> [Your instructions]
Output the first line of the listing and each line after it, up to and including the line that contains "-0.0055, -0.005, -0.0048];", exactly as written, minus the pictures.

··· Data lines ···

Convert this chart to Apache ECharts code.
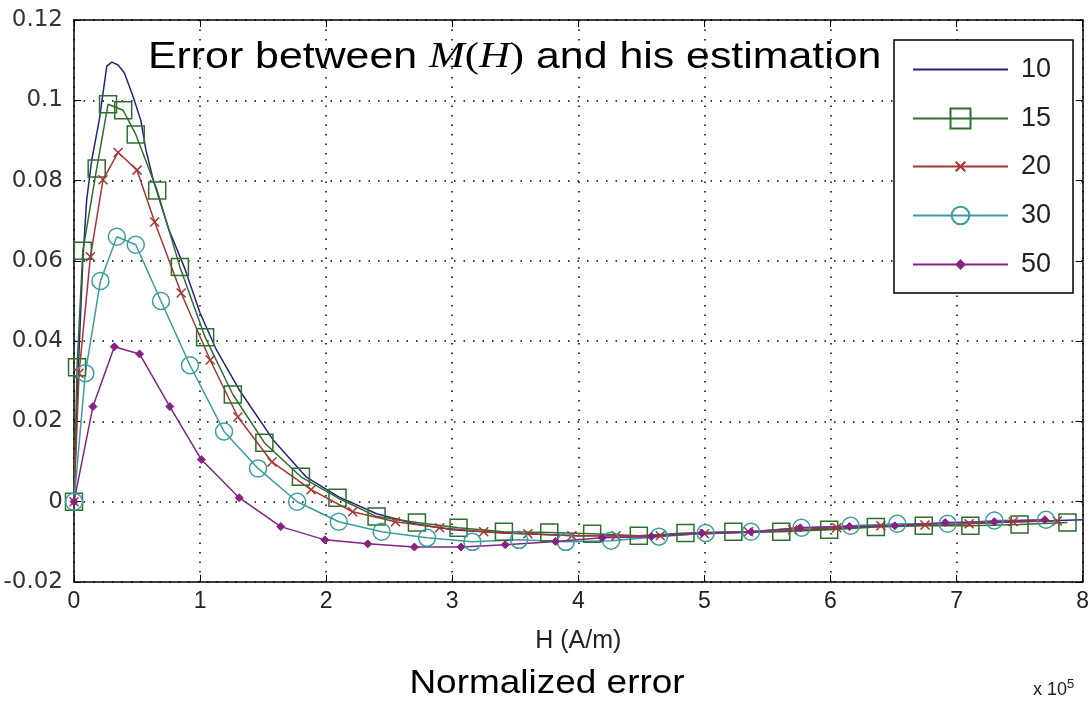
<!DOCTYPE html>
<html>
<head>
<meta charset="utf-8">
<script src="https://cdn.jsdelivr.net/npm/echarts@6/dist/echarts.min.js"></script>
<style>
html,body{margin:0;padding:0;background:#fff;}
#chart{width:1092px;height:709px;}
</style>
</head>
<body>
<div id="chart"></div>
<script>
// H values in units of 1e5 A/m
const seriesNames = ['10', '15', '20', '30', '50'];

const h10 = [0, 0.03, 0.07, 0.1, 0.14, 0.2, 0.26, 0.3, 0.35, 0.4, 0.47, 0.53, 0.57, 0.63, 0.75, 0.88, 1.0, 1.13, 1.31, 1.58, 1.84, 2.1, 2.4, 2.7, 3.0, 3.4, 4.0, 4.5, 5.0, 5.5, 6.0, 6.5, 7.0, 7.5, 8.0];
const e10 = [0, 0.03, 0.06, 0.075, 0.085, 0.095, 0.1085, 0.1095, 0.1088, 0.1068, 0.1008, 0.095, 0.0877, 0.080, 0.068, 0.058, 0.047, 0.0378, 0.0279, 0.0154, 0.0062, 0.0012, -0.003, -0.0055, -0.007, -0.0078, -0.0085, -0.0085, -0.008, -0.0075, -0.0068, -0.006, -0.0055, -0.005, -0.0045];

const h15 = [0, 0.024, 0.07, 0.18, 0.27, 0.39, 0.49, 0.66, 0.84, 1.04, 1.26, 1.51, 1.80, 2.09, 2.40, 2.72, 3.05, 3.41, 3.77, 4.11, 4.48, 4.85, 5.23, 5.61, 5.99, 6.36, 6.74, 7.11, 7.50, 7.88];
const e15 = [0, 0.0335, 0.0625, 0.083, 0.099, 0.0975, 0.0915, 0.0775, 0.0585, 0.041, 0.0267, 0.0147, 0.0062, 0.001, -0.0037, -0.0052, -0.0065, -0.0075, -0.0077, -0.008, -0.0085, -0.0078, -0.0075, -0.0075, -0.007, -0.0063, -0.006, -0.006, -0.0057, -0.0052];

const h20 = [0, 0.04, 0.13, 0.23, 0.35, 0.5, 0.64, 0.85, 1.08, 1.30, 1.57, 1.88, 2.21, 2.55, 2.9, 3.25, 3.6, 3.95, 4.3, 4.65, 5.0, 5.35, 5.7, 6.05, 6.4, 6.75, 7.1, 7.45, 7.8];
const e20 = [0, 0.032, 0.061, 0.0802, 0.087, 0.0826, 0.0697, 0.052, 0.0353, 0.0211, 0.0099, 0.003, -0.0025, -0.005, -0.0065, -0.0075, -0.008, -0.0085, -0.0085, -0.0085, -0.008, -0.0075, -0.007, -0.0065, -0.006, -0.0058, -0.0055, -0.005, -0.0048];

const h30 = [0, 0.09, 0.21, 0.34, 0.49, 0.69, 0.92, 1.19, 1.46, 1.77, 2.1, 2.44, 2.8, 3.16, 3.53, 3.9, 4.26, 4.64, 5.01, 5.37, 5.77, 6.16, 6.53, 6.93, 7.30, 7.71];
const e30 = [0, 0.032, 0.055, 0.066, 0.064, 0.050, 0.034, 0.0175, 0.0083, 0.0, -0.005, -0.0075, -0.009, -0.010, -0.0095, -0.010, -0.0097, -0.0087, -0.0078, -0.0075, -0.0065, -0.006, -0.0055, -0.0055, -0.0047, -0.0045];

const h50 = [0, 0.15, 0.32, 0.52, 0.76, 1.01, 1.31, 1.64, 1.99, 2.33, 2.70, 3.07, 3.42, 3.82, 4.19, 4.58, 4.98, 5.37, 5.76, 6.15, 6.51, 6.91, 7.3, 7.7];
const e50 = [0, 0.0237, 0.0386, 0.0368, 0.0237, 0.0105, 0.001, -0.0062, -0.0095, -0.0105, -0.0113, -0.0113, -0.0107, -0.0099, -0.009, -0.0087, -0.0078, -0.0075, -0.0065, -0.0062, -0.006, -0.0052, -0.005, -0.0045];

const xTicks = [0, 1, 2, 3, 4, 5, 6, 7, 8];
const yTicks = [-0.02, 0, 0.02, 0.04, 0.06, 0.08, 0.1, 0.12];

function pairs(h, e) { return h.map((v, i) => [v, e[i]]); }

const colors = ['#25257f', '#2e6e2e', '#a83434', '#3a9e9e', '#862286'];
const crossPath = 'path://M0,0L10,10M10,0L0,10';

const chart = echarts.init(document.getElementById('chart'), null, {renderer: 'canvas'});
const font = 'Liberation Sans, Arial, sans-serif';
const serif = 'Liberation Serif, DejaVu Serif, serif';

const axisCommon = {
  type: 'value',
  axisLine: {show: true, onZero: false, lineStyle: {color: '#000', width: 1.5}},
  axisTick: {show: true, inside: true, length: 7, lineStyle: {color: '#000'}},
};

// legend entries: centre y and icon height (symbol = 0.8 * height)
const legendRows = [
  {name: seriesNames[0], cy: 68, h: 20},
  {name: seriesNames[1], cy: 117, h: 25},
  {name: seriesNames[2], cy: 165, h: 12},
  {name: seriesNames[3], cy: 214, h: 22},
  {name: seriesNames[4], cy: 263, h: 10}
];
const legends = legendRows.map((r, i) => ({
  orient: 'vertical', left: 912, top: r.cy - 12,
  padding: 0, itemWidth: 95, itemHeight: r.h, selectedMode: false, z: 5,
  textStyle: {fontFamily: font, fontSize: 27, color: '#222', padding: [0, 0, 0, 8]},
  data: i === 0 ? [{name: r.name, itemStyle: {opacity: 0}}] : [r.name]
}));

const option = {
  backgroundColor: '#fff',
  animation: false,
  grid: {left: 74, right: 7, top: 20, bottom: 127, show: false},
  xAxis: [
    Object.assign({}, axisCommon, {
      min: xTicks[0], max: xTicks[xTicks.length - 1], interval: 1,
      position: 'bottom',
      name: 'H (A/m)', nameLocation: 'middle', nameGap: 47,
      nameTextStyle: {fontFamily: font, fontSize: 25, color: '#222'},
      axisLabel: {fontFamily: font, fontSize: 23, color: '#222', margin: 8},
      splitLine: {show: true, lineStyle: {color: '#000', type: [1.5, 8], width: 1.5}}
    }),
    Object.assign({}, axisCommon, {
      min: xTicks[0], max: xTicks[xTicks.length - 1], interval: 1,
      position: 'top', axisLabel: {show: false}, splitLine: {show: false}
    })
  ],
  yAxis: [
    Object.assign({}, axisCommon, {
      min: yTicks[0], max: yTicks[yTicks.length - 1], interval: 0.02,
      position: 'left',
      axisLabel: {fontFamily: 'DejaVu Sans, sans-serif', fontSize: 23, color: '#333', margin: 11,
        formatter: v => String(Math.round(v * 100) / 100)},
      splitLine: {show: true, lineStyle: {color: '#000', type: [1.5, 8], width: 1.5}}
    }),
    Object.assign({}, axisCommon, {
      min: yTicks[0], max: yTicks[yTicks.length - 1], interval: 0.02,
      position: 'right', axisLabel: {show: false}, splitLine: {show: false}
    })
  ],
  legend: legends,
  graphic: [
    {type: 'rect', z: 3, shape: {x: 894, y: 40, width: 179, height: 253},
      style: {fill: '#fff', stroke: '#000', lineWidth: 1.5}},
    {type: 'text', z: 3, x: 148, y: 40, scaleX: 1.19, style: {
      rich: {
        a: {fontFamily: font, fontSize: 36, fill: '#000'},
        m: {fontFamily: serif, fontStyle: 'italic', fontSize: 36, fill: '#000'},
        p: {fontFamily: serif, fontSize: 36, fill: '#000'}
      },
      text: '{a|Error between }{m|M}{p|(}{m|H}{p|)}{a| and his estimation}'
    }},
    {type: 'text', x: 1033, y: 678, style: {
      rich: {
        a: {fontFamily: font, fontSize: 18, fill: '#222'},
        s: {fontFamily: font, fontSize: 13, fill: '#222', verticalAlign: 'top', padding: [0, 0, 12, 0]}
      },
      text: '{a|x 10}{s|5}'
    }},
    {type: 'text', x: 547, y: 684, scaleX: 1.12, style: {
      text: 'Normalized error', fontFamily: font, fontSize: 33, fill: '#000',
      textAlign: 'center', textVerticalAlign: 'middle'
    }}
  ],
  series: [
    {name: seriesNames[0], type: 'line', data: pairs(h10, e10), symbol: 'none', showSymbol: false,
      lineStyle: {color: colors[0], width: 1.5}, itemStyle: {color: colors[0]}},
    {name: seriesNames[1], type: 'line', data: pairs(h15, e15), symbol: 'rect', symbolSize: 17,
      lineStyle: {color: colors[1], width: 1.5},
      itemStyle: {color: 'transparent', borderColor: colors[1], borderWidth: 1.5}},
    {name: seriesNames[2], type: 'line', data: pairs(h20, e20), symbol: crossPath, symbolSize: 9,
      lineStyle: {color: colors[2], width: 1.5},
      itemStyle: {color: 'transparent', borderColor: colors[2], borderWidth: 1.5}},
    {name: seriesNames[3], type: 'line', data: pairs(h30, e30), symbol: 'circle', symbolSize: 17,
      lineStyle: {color: colors[3], width: 1.5},
      itemStyle: {color: 'transparent', borderColor: colors[3], borderWidth: 1.5}},
    {name: seriesNames[4], type: 'line', data: pairs(h50, e50), symbol: 'diamond', symbolSize: 8,
      lineStyle: {color: colors[4], width: 1.5},
      itemStyle: {color: colors[4], borderColor: colors[4], borderWidth: 1}}
  ]
};
chart.setOption(option);
</script>
</body>
</html>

···

> [Reply]
Convert this chart to Apache ECharts code.
<!DOCTYPE html>
<html>
<head>
<meta charset="utf-8">
<script src="https://cdn.jsdelivr.net/npm/echarts@6/dist/echarts.min.js"></script>
<style>
html,body{margin:0;padding:0;background:#fff;}
#chart{width:1092px;height:709px;}
</style>
</head>
<body>
<div id="chart"></div>
<script>
// H values in units of 1e5 A/m
const seriesNames = ['10', '15', '20', '30', '50'];

const h10 = [0, 0.03, 0.07, 0.1, 0.14, 0.2, 0.26, 0.3, 0.35, 0.4, 0.47, 0.53, 0.57, 0.63, 0.75, 0.88, 1.0, 1.13, 1.31, 1.58, 1.84, 2.1, 2.4, 2.7, 3.0, 3.4, 4.0, 4.5, 5.0, 5.5, 6.0, 6.5, 7.0, 7.5, 8.0];
const e10 = [0, 0.03, 0.06, 0.075, 0.085, 0.095, 0.1085, 0.1095, 0.1088, 0.1068, 0.1008, 0.095, 0.0877, 0.080, 0.068, 0.058, 0.047, 0.0378, 0.0279, 0.0154, 0.0062, 0.0012, -0.003, -0.0055, -0.007, -0.0078, -0.0085, -0.0085, -0.008, -0.0075, -0.0068, -0.006, -0.0055, -0.005, -0.0045];

const h15 = [0, 0.024, 0.07, 0.18, 0.27, 0.39, 0.49, 0.66, 0.84, 1.04, 1.26, 1.51, 1.80, 2.09, 2.40, 2.72, 3.05, 3.41, 3.77, 4.11, 4.48, 4.85, 5.23, 5.61, 5.99, 6.36, 6.74, 7.11, 7.50, 7.88];
const e15 = [0, 0.0335, 0.0625, 0.083, 0.099, 0.0975, 0.0915, 0.0775, 0.0585, 0.041, 0.0267, 0.0147, 0.0062, 0.001, -0.0037, -0.0052, -0.0065, -0.0075, -0.0077, -0.008, -0.0085, -0.0078, -0.0075, -0.0075, -0.007, -0.0063, -0.006, -0.006, -0.0057, -0.0052];

const h20 = [0, 0.04, 0.13, 0.23, 0.35, 0.5, 0.64, 0.85, 1.08, 1.30, 1.57, 1.88, 2.21, 2.55, 2.9, 3.25, 3.6, 3.95, 4.3, 4.65, 5.0, 5.35, 5.7, 6.05, 6.4, 6.75, 7.1, 7.45, 7.8];
const e20 = [0, 0.032, 0.061, 0.0802, 0.087, 0.0826, 0.0697, 0.052, 0.0353, 0.0211, 0.0099, 0.003, -0.0025, -0.005, -0.0065, -0.0075, -0.008, -0.0085, -0.0085, -0.0085, -0.008, -0.0075, -0.007, -0.0065, -0.006, -0.0058, -0.0055, -0.005, -0.0048];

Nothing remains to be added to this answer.